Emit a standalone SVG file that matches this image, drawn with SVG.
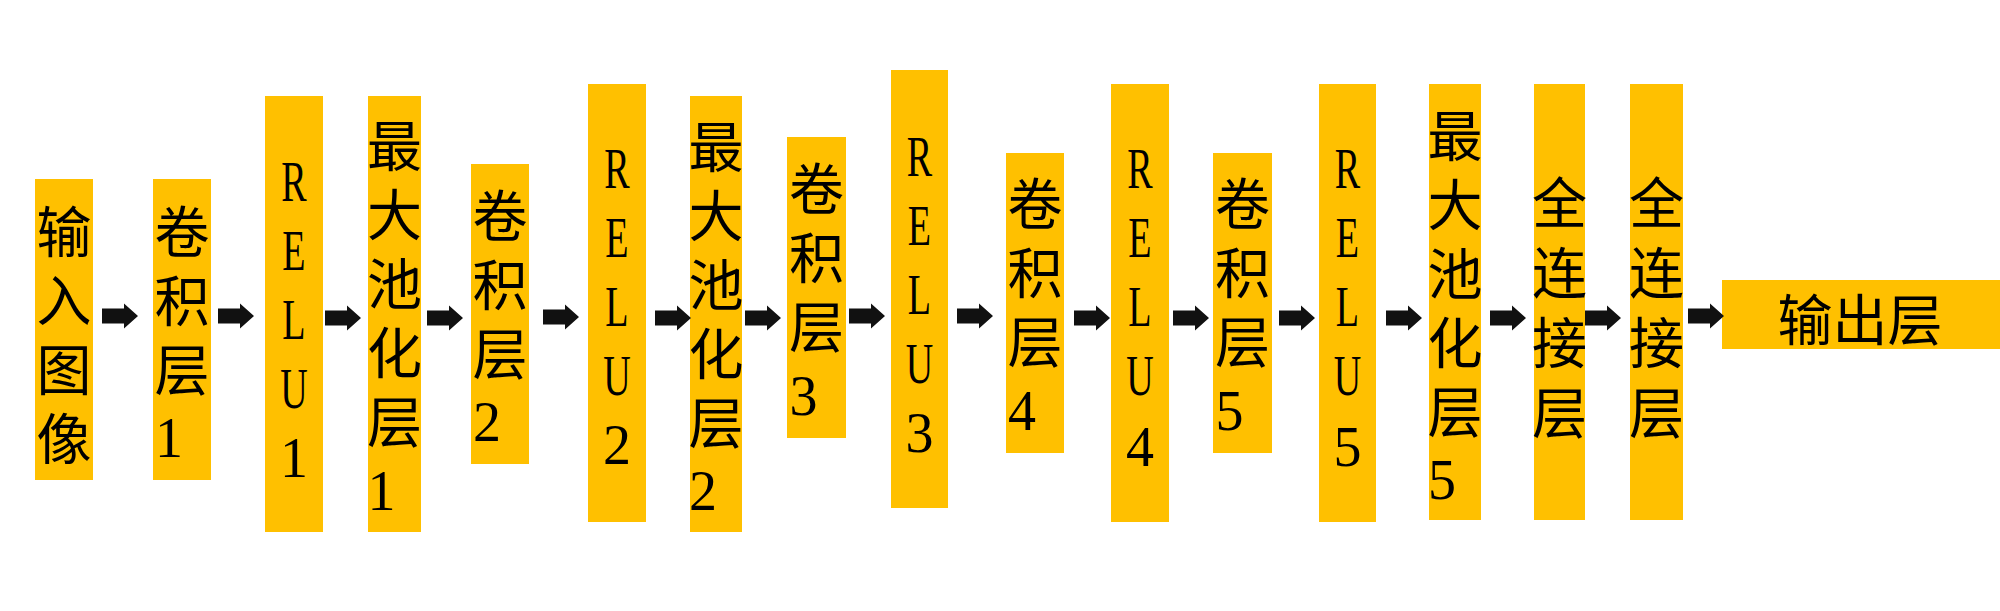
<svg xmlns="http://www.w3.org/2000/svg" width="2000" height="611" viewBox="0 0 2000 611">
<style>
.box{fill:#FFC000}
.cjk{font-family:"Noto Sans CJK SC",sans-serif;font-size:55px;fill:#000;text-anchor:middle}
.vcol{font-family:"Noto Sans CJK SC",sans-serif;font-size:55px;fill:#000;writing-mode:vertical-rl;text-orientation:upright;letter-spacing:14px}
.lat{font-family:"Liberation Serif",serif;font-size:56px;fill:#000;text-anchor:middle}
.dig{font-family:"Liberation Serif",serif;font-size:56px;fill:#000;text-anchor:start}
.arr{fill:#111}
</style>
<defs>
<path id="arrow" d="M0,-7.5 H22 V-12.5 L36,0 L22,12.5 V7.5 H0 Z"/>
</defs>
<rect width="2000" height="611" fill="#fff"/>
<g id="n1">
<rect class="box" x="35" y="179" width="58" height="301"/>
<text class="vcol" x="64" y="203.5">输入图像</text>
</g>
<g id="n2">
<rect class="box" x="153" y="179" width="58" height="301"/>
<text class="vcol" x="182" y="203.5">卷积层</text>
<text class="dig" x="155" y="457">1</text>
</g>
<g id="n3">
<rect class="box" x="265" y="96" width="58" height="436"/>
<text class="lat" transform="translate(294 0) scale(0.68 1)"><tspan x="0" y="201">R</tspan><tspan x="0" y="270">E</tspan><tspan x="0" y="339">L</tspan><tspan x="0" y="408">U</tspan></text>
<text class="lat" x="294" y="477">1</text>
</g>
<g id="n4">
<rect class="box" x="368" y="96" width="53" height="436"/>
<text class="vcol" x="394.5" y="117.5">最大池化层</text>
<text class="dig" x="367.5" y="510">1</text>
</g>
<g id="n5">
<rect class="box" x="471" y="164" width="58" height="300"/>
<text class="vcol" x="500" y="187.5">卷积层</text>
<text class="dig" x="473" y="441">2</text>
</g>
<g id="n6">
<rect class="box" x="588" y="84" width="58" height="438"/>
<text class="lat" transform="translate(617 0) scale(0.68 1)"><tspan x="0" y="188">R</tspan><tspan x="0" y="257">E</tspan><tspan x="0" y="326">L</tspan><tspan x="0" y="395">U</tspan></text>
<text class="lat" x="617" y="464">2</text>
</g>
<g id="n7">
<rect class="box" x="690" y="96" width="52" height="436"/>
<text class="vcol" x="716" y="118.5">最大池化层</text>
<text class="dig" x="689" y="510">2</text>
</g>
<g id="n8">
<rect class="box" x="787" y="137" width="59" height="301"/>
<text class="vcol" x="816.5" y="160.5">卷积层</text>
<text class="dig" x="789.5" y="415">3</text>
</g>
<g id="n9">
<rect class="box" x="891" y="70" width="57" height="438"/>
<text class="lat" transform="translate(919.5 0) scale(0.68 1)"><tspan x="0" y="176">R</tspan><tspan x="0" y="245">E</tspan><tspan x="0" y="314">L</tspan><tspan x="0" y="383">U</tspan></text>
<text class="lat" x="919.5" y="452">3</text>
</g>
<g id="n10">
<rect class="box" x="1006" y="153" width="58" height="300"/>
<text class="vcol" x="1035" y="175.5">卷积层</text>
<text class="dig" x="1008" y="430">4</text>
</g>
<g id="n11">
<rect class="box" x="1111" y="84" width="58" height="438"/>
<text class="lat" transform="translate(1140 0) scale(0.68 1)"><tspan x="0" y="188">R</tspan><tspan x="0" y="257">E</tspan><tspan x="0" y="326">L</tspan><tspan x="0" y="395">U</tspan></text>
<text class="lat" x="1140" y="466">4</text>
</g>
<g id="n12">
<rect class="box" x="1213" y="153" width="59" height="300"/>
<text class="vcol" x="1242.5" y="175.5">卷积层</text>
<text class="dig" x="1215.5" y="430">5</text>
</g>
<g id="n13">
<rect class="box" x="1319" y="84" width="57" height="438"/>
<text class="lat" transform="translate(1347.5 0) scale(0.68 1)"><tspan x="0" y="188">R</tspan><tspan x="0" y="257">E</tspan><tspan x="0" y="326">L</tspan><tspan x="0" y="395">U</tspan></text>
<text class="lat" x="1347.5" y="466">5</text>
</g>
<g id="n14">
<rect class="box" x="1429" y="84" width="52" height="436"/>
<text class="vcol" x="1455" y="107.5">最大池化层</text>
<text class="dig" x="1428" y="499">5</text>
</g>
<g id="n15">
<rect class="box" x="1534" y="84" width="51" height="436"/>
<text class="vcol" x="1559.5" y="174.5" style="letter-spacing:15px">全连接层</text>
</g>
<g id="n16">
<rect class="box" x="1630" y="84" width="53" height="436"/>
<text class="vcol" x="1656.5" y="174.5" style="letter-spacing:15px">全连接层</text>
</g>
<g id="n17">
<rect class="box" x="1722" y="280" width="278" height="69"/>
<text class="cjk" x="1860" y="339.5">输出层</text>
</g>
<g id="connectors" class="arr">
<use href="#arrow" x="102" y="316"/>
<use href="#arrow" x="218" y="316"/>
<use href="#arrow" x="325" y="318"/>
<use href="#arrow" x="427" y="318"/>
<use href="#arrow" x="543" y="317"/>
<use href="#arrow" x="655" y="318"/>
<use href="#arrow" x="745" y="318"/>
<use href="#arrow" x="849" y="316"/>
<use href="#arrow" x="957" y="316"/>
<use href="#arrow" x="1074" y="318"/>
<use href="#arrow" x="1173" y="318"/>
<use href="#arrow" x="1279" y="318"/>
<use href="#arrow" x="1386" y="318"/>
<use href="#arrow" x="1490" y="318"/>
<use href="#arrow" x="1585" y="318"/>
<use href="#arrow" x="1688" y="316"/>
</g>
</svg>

Exercise objective | Repeat the listing in full and exactly. Do not include any images.

Written answer |
Emit a standalone SVG file that matches this image, drawn with SVG.
<svg xmlns="http://www.w3.org/2000/svg" width="2000" height="611" viewBox="0 0 2000 611">
<style>
.box{fill:#FFC000}
.cjk{font-family:"Noto Sans CJK SC",sans-serif;font-size:55px;fill:#000;text-anchor:middle}
.vcol{font-family:"Noto Sans CJK SC",sans-serif;font-size:55px;fill:#000;writing-mode:vertical-rl;text-orientation:upright;letter-spacing:14px}
.lat{font-family:"Liberation Serif",serif;font-size:56px;fill:#000;text-anchor:middle}
.dig{font-family:"Liberation Serif",serif;font-size:56px;fill:#000;text-anchor:start}
.arr{fill:#111}
</style>
<defs>
<path id="arrow" d="M0,-7.5 H22 V-12.5 L36,0 L22,12.5 V7.5 H0 Z"/>
</defs>
<rect width="2000" height="611" fill="#fff"/>
<g id="n1">
<rect class="box" x="35" y="179" width="58" height="301"/>
<text class="vcol" x="64" y="203.5">输入图像</text>
</g>
<g id="n2">
<rect class="box" x="153" y="179" width="58" height="301"/>
<text class="vcol" x="182" y="203.5">卷积层</text>
<text class="dig" x="155" y="457">1</text>
</g>
<g id="n3">
<rect class="box" x="265" y="96" width="58" height="436"/>
<text class="lat" transform="translate(294 0) scale(0.68 1)"><tspan x="0" y="201">R</tspan><tspan x="0" y="270">E</tspan><tspan x="0" y="339">L</tspan><tspan x="0" y="408">U</tspan></text>
<text class="lat" x="294" y="477">1</text>
</g>
<g id="n4">
<rect class="box" x="368" y="96" width="53" height="436"/>
<text class="vcol" x="394.5" y="117.5">最大池化层</text>
<text class="dig" x="367.5" y="510">1</text>
</g>
<g id="n5">
<rect class="box" x="471" y="164" width="58" height="300"/>
<text class="vcol" x="500" y="187.5">卷积层</text>
<text class="dig" x="473" y="441">2</text>
</g>
<g id="n6">
<rect class="box" x="588" y="84" width="58" height="438"/>
<text class="lat" transform="translate(617 0) scale(0.68 1)"><tspan x="0" y="188">R</tspan><tspan x="0" y="257">E</tspan><tspan x="0" y="326">L</tspan><tspan x="0" y="395">U</tspan></text>
<text class="lat" x="617" y="464">2</text>
</g>
<g id="n7">
<rect class="box" x="690" y="96" width="52" height="436"/>
<text class="vcol" x="716" y="118.5">最大池化层</text>
<text class="dig" x="689" y="510">2</text>
</g>
<g id="n8">
<rect class="box" x="787" y="137" width="59" height="301"/>
<text class="vcol" x="816.5" y="160.5">卷积层</text>
<text class="dig" x="789.5" y="415">3</text>
</g>
<g id="n9">
<rect class="box" x="891" y="70" width="57" height="438"/>
<text class="lat" transform="translate(919.5 0) scale(0.68 1)"><tspan x="0" y="176">R</tspan><tspan x="0" y="245">E</tspan><tspan x="0" y="314">L</tspan><tspan x="0" y="383">U</tspan></text>
<text class="lat" x="919.5" y="452">3</text>
</g>
<g id="n10">
<rect class="box" x="1006" y="153" width="58" height="300"/>
<text class="vcol" x="1035" y="175.5">卷积层</text>
<text class="dig" x="1008" y="430">4</text>
</g>
<g id="n11">
<rect class="box" x="1111" y="84" width="58" height="438"/>
<text class="lat" transform="translate(1140 0) scale(0.68 1)"><tspan x="0" y="188">R</tspan><tspan x="0" y="257">E</tspan><tspan x="0" y="326">L</tspan><tspan x="0" y="395">U</tspan></text>
<text class="lat" x="1140" y="466">4</text>
</g>
<g id="n12">
<rect class="box" x="1213" y="153" width="59" height="300"/>
<text class="vcol" x="1242.5" y="175.5">卷积层</text>
<text class="dig" x="1215.5" y="430">5</text>
</g>
<g id="n13">
<rect class="box" x="1319" y="84" width="57" height="438"/>
<text class="lat" transform="translate(1347.5 0) scale(0.68 1)"><tspan x="0" y="188">R</tspan><tspan x="0" y="257">E</tspan><tspan x="0" y="326">L</tspan><tspan x="0" y="395">U</tspan></text>
<text class="lat" x="1347.5" y="466">5</text>
</g>
<g id="n14">
<rect class="box" x="1429" y="84" width="52" height="436"/>
<text class="vcol" x="1455" y="107.5">最大池化层</text>
<text class="dig" x="1428" y="499">5</text>
</g>
<g id="n15">
<rect class="box" x="1534" y="84" width="51" height="436"/>
<text class="vcol" x="1559.5" y="174.5" style="letter-spacing:15px">全连接层</text>
</g>
<g id="n16">
<rect class="box" x="1630" y="84" width="53" height="436"/>
<text class="vcol" x="1656.5" y="174.5" style="letter-spacing:15px">全连接层</text>
</g>
<g id="n17">
<rect class="box" x="1722" y="280" width="278" height="69"/>
<text class="cjk" x="1860" y="339.5">输出层</text>
</g>
<g id="connectors" class="arr">
<use href="#arrow" x="102" y="316"/>
<use href="#arrow" x="218" y="316"/>
<use href="#arrow" x="325" y="318"/>
<use href="#arrow" x="427" y="318"/>
<use href="#arrow" x="543" y="317"/>
<use href="#arrow" x="655" y="318"/>
<use href="#arrow" x="745" y="318"/>
<use href="#arrow" x="849" y="316"/>
<use href="#arrow" x="957" y="316"/>
<use href="#arrow" x="1074" y="318"/>
<use href="#arrow" x="1173" y="318"/>
<use href="#arrow" x="1279" y="318"/>
<use href="#arrow" x="1386" y="318"/>
<use href="#arrow" x="1490" y="318"/>
<use href="#arrow" x="1585" y="318"/>
<use href="#arrow" x="1688" y="316"/>
</g>
</svg>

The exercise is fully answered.